Freight from the Atlantic seaboard to interior points moved under two different rate systems: a lower “northern” or trunk-line system and a generally higher “southern” system. The Louisville and Nashville Railroad offered an unusually low rate to Nashville, which forced southern carriers through Chattanooga either to match that low Nashville rate or lose business. Shippers in Chattanooga complained to the federal regulator (the commission), which found a violation of the long-and-short-haul rule and ordered carriers to stop charging more to Chattanooga, the shorter haul, than to Nashville, the longer one.

Reasoning

The key question was whether competition created by other regulated carriers could itself justify charging a lower rate for the longer haul without the regulator’s prior approval. The Court concluded the commission misread the statute: when real, substantial competition affects rates, that competition can produce the “dissimilar circumstances” allowing carriers, on their own motion, to charge a lower rate for the longer haul.

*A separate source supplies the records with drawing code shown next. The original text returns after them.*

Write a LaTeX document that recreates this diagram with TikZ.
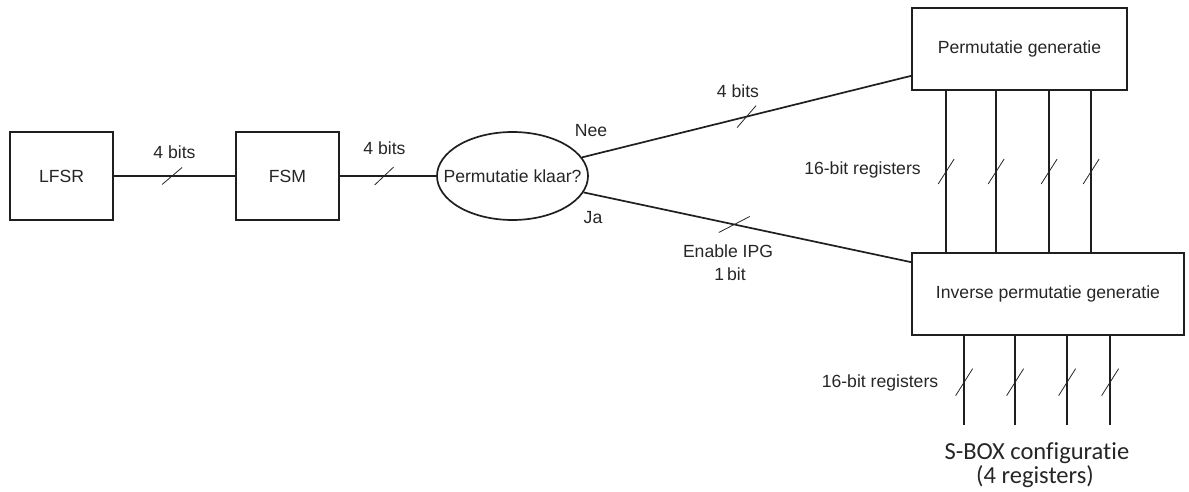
\documentclass[tikz,border=0pt]{standalone}
\usepackage{fontspec}
\setmainfont{Liberation Sans}
\newfontfamily\carlito[Ligatures={NoCommon,NoRequired,NoContextual,NoDiscretionary}]{Carlito}
\usetikzlibrary{shapes.geometric,calc}

\tikzset{
  wire/.style={line width=1.7pt, draw=black!88},
  slashmark/.style={line width=0.8pt, draw=black!85},
  block/.style={draw=black!88, line width=1.7pt, rectangle, inner sep=0pt, fill=white},
  lbl/.style={font=\fontsize{17.6}{20}\selectfont, inner sep=0pt, text=black!85},
  biglbl/.style={font=\carlito\fontsize{24.5}{26}\selectfont, inner sep=0pt, text=black!85, anchor=base},
}

\begin{document}
\begin{tikzpicture}[x=1pt, y=-1pt]
\useasboundingbox (0,0) rectangle (1189,492);

% blocks
\node[block, minimum width=103pt, minimum height=88pt] (lfsr) at (61.5,176) {};
\node[lbl] at (lfsr.center) {LFSR};
\node[block, minimum width=103pt, minimum height=88pt] (fsm) at (287.5,176) {};
\node[lbl] at (fsm.center) {FSM};
\node[block, ellipse, minimum width=151pt, minimum height=88pt] (klaar) at (512.5,176) {};
\node[lbl] at (klaar.center) {Permutatie klaar?};
\node[block, minimum width=215pt, minimum height=82pt] (pg) at (1019.5,49) {};
\node[lbl] at (pg.center) {Permutatie generatie};
\node[block, minimum width=272pt, minimum height=82pt] (ipg) at (1048,294) {};
\node[lbl] at (ipg.center) {Inverse permutatie generatie};

% main data path
\draw[wire] (lfsr.east) -- coordinate[pos=.48] (s1) (fsm.west);
\draw[wire] (fsm.east) -- coordinate[pos=.46] (s2) (klaar.west);
\draw[wire] (klaar.15) -- coordinate[pos=.5] (s3) ([yshift=15pt]pg.south west);
\draw[wire] (klaar.-13) -- coordinate[pos=.46] (s4) ([yshift=-10pt]ipg.north west);

\draw[slashmark] ($(s1)+(-10,8.5)$) -- ($(s1)+(10,-8.5)$);
\draw[slashmark] ($(s2)+(-9.5,9)$) -- ($(s2)+(9.5,-9)$);
\draw[slashmark] ($(s3)+(-9.5,11)$) -- ($(s3)+(9.5,-11)$);
\draw[slashmark] ($(s4)+(-15.5,8)$) -- ($(s4)+(15.5,-8)$);

% registers between the two generators
\foreach \dx [count=\i] in {35,85,138,180}{
  \draw[wire] ($(pg.south west)+(\dx,0)$) -- coordinate[pos=.5] (r\i) ($(ipg.north west)+(\dx,0)$);
  \draw[slashmark] ($(r\i)+(-8,12.5)$) -- ($(r\i)+(8,-12.5)$);
}

% registers towards the S-box configuration
\foreach \dx [count=\i] in {53,104,156,199}{
  \coordinate (o\i) at ($(ipg.south west)+(\dx,89)$);
  \draw[wire] ($(ipg.south west)+(\dx,0)$) -- coordinate[pos=.52] (q\i) (o\i);
  \draw[slashmark] ($(q\i)+(-8.5,13.5)$) -- ($(q\i)+(8.5,-13.5)$);
}

% labels
\node[lbl] at (174.5,152) {4 bits};
\node[lbl] at (384.5,148) {4 bits};
\node[lbl] at (591,131) {Nee};
\node[lbl] at (593,218) {Ja};
\node[lbl] at (738,91) {4 bits};
\node[lbl] at (728,251.5) {Enable IPG};
\node[lbl] at (730,274) {1\,bit};
\node[lbl] at (862.5,170) {16-bit registers};
\node[lbl] at (880,383) {16-bit registers};
\node[biglbl] (sbox) at (1037,459) {S-BOX configuratie};
\node[biglbl] (sboxn) at (1035,483) {(4 registers)};
\end{tikzpicture}
\end{document}
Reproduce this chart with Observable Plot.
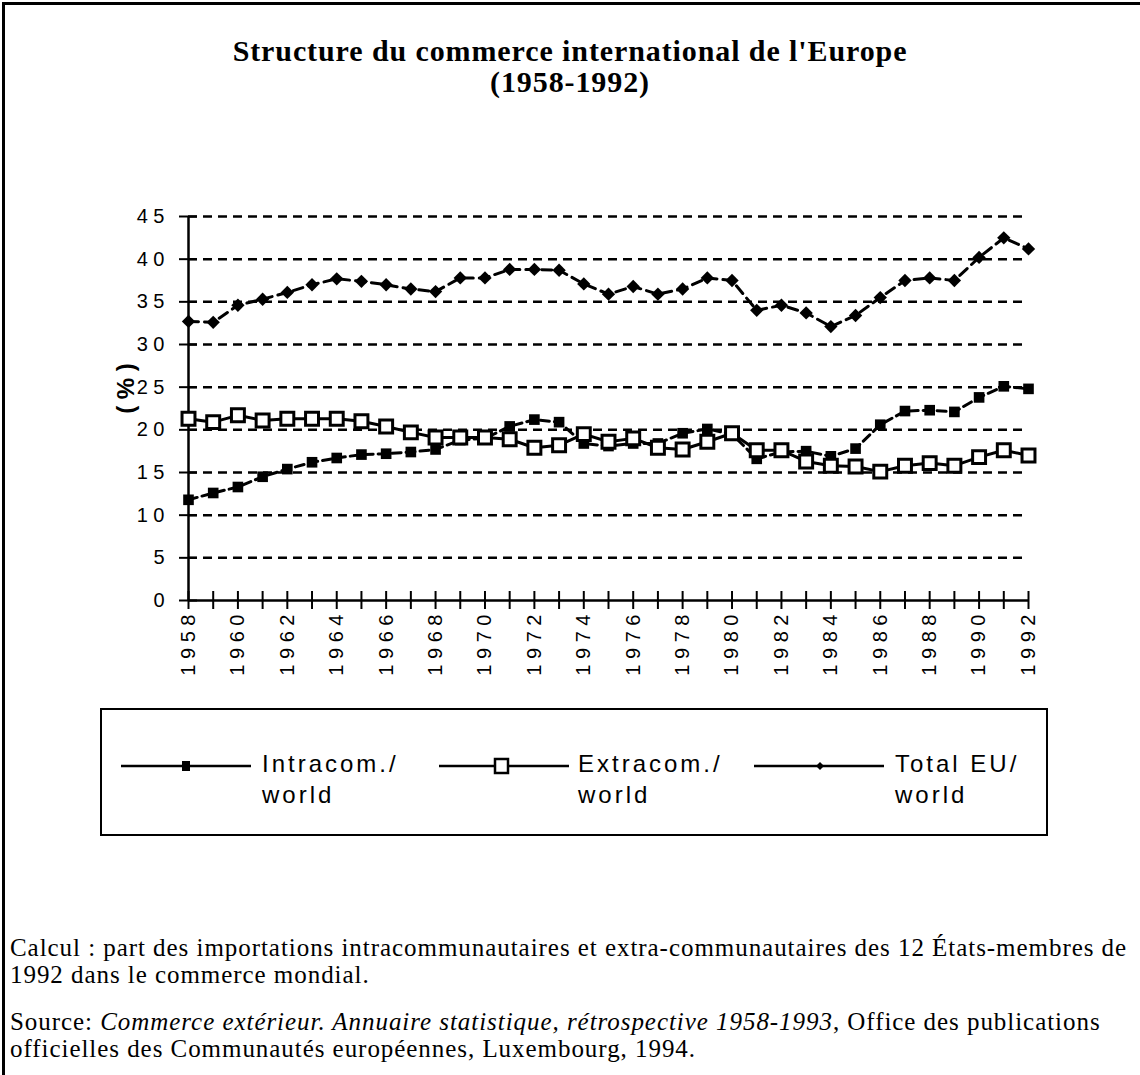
<!DOCTYPE html>
<html><head><meta charset="utf-8">
<script src="https://cdn.jsdelivr.net/npm/d3@7"></script>
<script src="https://cdn.jsdelivr.net/npm/@observablehq/plot@0.6"></script>
<style>
html,body{margin:0;padding:0;background:#fff;}
#page{position:relative;width:1140px;height:1075px;overflow:hidden;background:#fff;}
#frame{position:absolute;left:2px;top:2px;width:1300px;height:1300px;border-top:3px solid #000;border-left:3px solid #000;z-index:5;pointer-events:none;}
#title{position:absolute;left:0;top:35px;width:1140px;text-align:center;font:bold 30px/31px "Liberation Serif","Times New Roman",serif;letter-spacing:0.9px;color:#000;}
#chart{position:absolute;left:0;top:150px;}
#legend{position:absolute;left:100px;top:708px;width:948px;height:128px;border:2.5px solid #000;box-sizing:border-box;}
.lg{position:absolute;top:0;font:24px/31px "Liberation Sans",Arial,sans-serif;letter-spacing:3px;color:#000;}
.caption{position:absolute;left:10px;font:25px/27px "Liberation Serif","Times New Roman",serif;letter-spacing:0.95px;white-space:nowrap;color:#000;}
</style></head>
<body>
<div id="page">
  <div id="frame"></div>
  <div id="title">Structure du commerce international de l'Europe<br>(1958-1992)</div>
  <div id="chart"></div>
  <div id="legend"></div>
  <div class="caption" style="top:934px">Calcul : part des importations intracommunautaires et extra-communautaires des 12 États-membres de<br>1992 dans le commerce mondial.</div>
  <div class="caption" style="top:1008px">Source: <i>Commerce extérieur. Annuaire statistique, rétrospective 1958-1993</i>, Office des publications<br>officielles des Communautés européennes, Luxembourg, 1994.</div>
</div>
<script>
const years = [1958,1959,1960,1961,1962,1963,1964,1965,1966,1967,1968,1969,1970,1971,1972,1973,1974,1975,1976,1977,1978,1979,1980,1981,1982,1983,1984,1985,1986,1987,1988,1989,1990,1991,1992];
const labelYears = [1958,1960,1962,1964,1966,1968,1970,1972,1974,1976,1978,1980,1982,1984,1986,1988,1990,1992];
const yTicks = [0,5,10,15,20,25,30,35,40,45];

const intra = [11.8,12.6,13.3,14.5,15.4,16.2,16.7,17.1,17.2,17.4,17.7,18.8,19.0,20.4,21.2,20.9,18.4,18.1,18.4,18.4,19.6,20.1,19.5,16.6,17.4,17.5,16.9,17.8,20.6,22.2,22.3,22.1,23.8,25.1,24.8];
const extra = [21.3,20.9,21.7,21.1,21.3,21.3,21.3,21.0,20.4,19.7,19.1,19.1,19.1,18.9,17.9,18.2,19.5,18.6,19.0,17.9,17.7,18.6,19.6,17.6,17.6,16.3,15.8,15.7,15.1,15.8,16.1,15.8,16.8,17.6,17.0];
const total = [32.7,32.6,34.6,35.3,36.1,37.0,37.7,37.4,37.0,36.5,36.2,37.8,37.8,38.8,38.8,38.7,37.1,35.9,36.8,35.9,36.5,37.8,37.5,34.0,34.6,33.7,32.1,33.4,35.5,37.5,37.8,37.5,40.2,42.5,41.2];

const seriesNames = ["Intracom./ world","Extracom./ world","Total EU/ world"];
const legendLines = [["Intracom./","world"],["Extracom./","world"],["Total EU/","world"]];
const yTitle = "( % )";

const rows = (vals, s) => years.map((yr, i) => ({year: yr, value: vals[i], series: s}));
const intraRows = rows(intra, seriesNames[0]);
const extraRows = rows(extra, seriesNames[1]);
const totalRows = rows(total, seriesNames[2]);
const spaced = d => String(d).split("").join(" ");

const chart = Plot.plot({
  width: 1140, height: 550,
  marginLeft: 188, marginRight: 112, marginTop: 66, marginBottom: 100,
  x: {domain: [1958, 1992], axis: null, label: null},
  y: {domain: [0, 45], axis: null, label: null},
  style: {fontFamily: '"Liberation Sans", Arial, sans-serif', color: "#000", background: "transparent", overflow: "visible"},
  marks: [
    Plot.ruleY(yTicks.filter(d => d > 0), {stroke: "#000", strokeWidth: 2.5, strokeDasharray: "9,6"}),
    Plot.ruleX([years[0]], {stroke: "#000", strokeWidth: 2.5}),
    Plot.ruleY([0], {stroke: "#000", strokeWidth: 2.5}),
    Plot.axisY({ticks: yTicks, tickSize: 18, dx: 9, tickFormat: () => "", strokeWidth: 2, label: null}),
    Plot.axisY({ticks: yTicks, tickSize: 0, tickPadding: 24, fontSize: 20, tickFormat: spaced, label: null}),
    Plot.axisX({ticks: years, tickSize: 18, dy: -9, tickFormat: () => "", strokeWidth: 2, label: null}),
    Plot.axisX({ticks: labelYears, tickSize: 0, tickPadding: 14, tickRotate: -90, fontSize: 20, tickFormat: spaced, label: null}),
    Plot.text([yTitle], {frameAnchor: "left", textAnchor: "middle", dx: -62, dy: -20, rotate: -90, fontWeight: "bold", fontSize: 24}),
    Plot.line(intraRows, {x: "year", y: "value", stroke: "#000", strokeWidth: 3, strokeDasharray: "9,5"}),
    Plot.dot(intraRows, {x: "year", y: "value", symbol: "square", r: 6, fill: "#000"}),
    Plot.line(extraRows, {x: "year", y: "value", stroke: "#000", strokeWidth: 3}),
    Plot.dot(extraRows, {x: "year", y: "value", symbol: "square", r: 7.3, fill: "#fff", stroke: "#000", strokeWidth: 3}),
    Plot.line(totalRows, {x: "year", y: "value", stroke: "#000", strokeWidth: 3, strokeDasharray: "10,6"}),
    Plot.dot(totalRows, {x: "year", y: "value", symbol: "diamond2", r: 6, fill: "#000"})
  ]
});
document.getElementById("chart").appendChild(chart);

// legend
const legend = document.getElementById("legend");
const sampleX = [19, 337, 652];
const textX = [160, 476, 793];
const samples = [
  `<line x1="0" y1="10" x2="130" y2="10" stroke="#000" stroke-width="2.5"/><rect x="61" y="5" width="8" height="10" fill="#000"/>`,
  `<line x1="0" y1="10" x2="130" y2="10" stroke="#000" stroke-width="2.5"/><rect x="56" y="3" width="13" height="14" fill="#fff" stroke="#000" stroke-width="2.5"/>`,
  `<line x1="0" y1="10" x2="130" y2="10" stroke="#000" stroke-width="2.5"/><path d="M66,6L70,10L66,14L62,10Z" fill="#000"/>`
];
legendLines.forEach((lines, i) => {
  const s = document.createElement("div");
  s.style.cssText = `position:absolute;left:${sampleX[i]}px;top:46px;width:130px;height:20px;`;
  s.innerHTML = `<svg width="130" height="20">${samples[i]}</svg>`;
  legend.appendChild(s);
  const t = document.createElement("div");
  t.className = "lg";
  t.style.left = textX[i] + "px";
  t.style.top = "38px";
  t.innerHTML = lines.join("<br>");
  legend.appendChild(t);
});
</script>
</body></html>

Because the commission applied the wrong legal rule, the Court reversed the commission’s order, instructed the lower courts to set aside their enforcement decree, and sent the case back so the commission can reassess the matter under the correct legal standard.

Real world impact

The ruling lets rail carriers consider destination competition when setting rates and requires the regulator to reexamine the facts rather than bar carriers from doing so. The decision is not a final setting of Chattanooga’s rates; it sends the matter back for further agency review.

Dissents or concurrances

Mr. Justice Harlan dissented, as noted in the opinion, but the opinion does not elaborate his reasoning.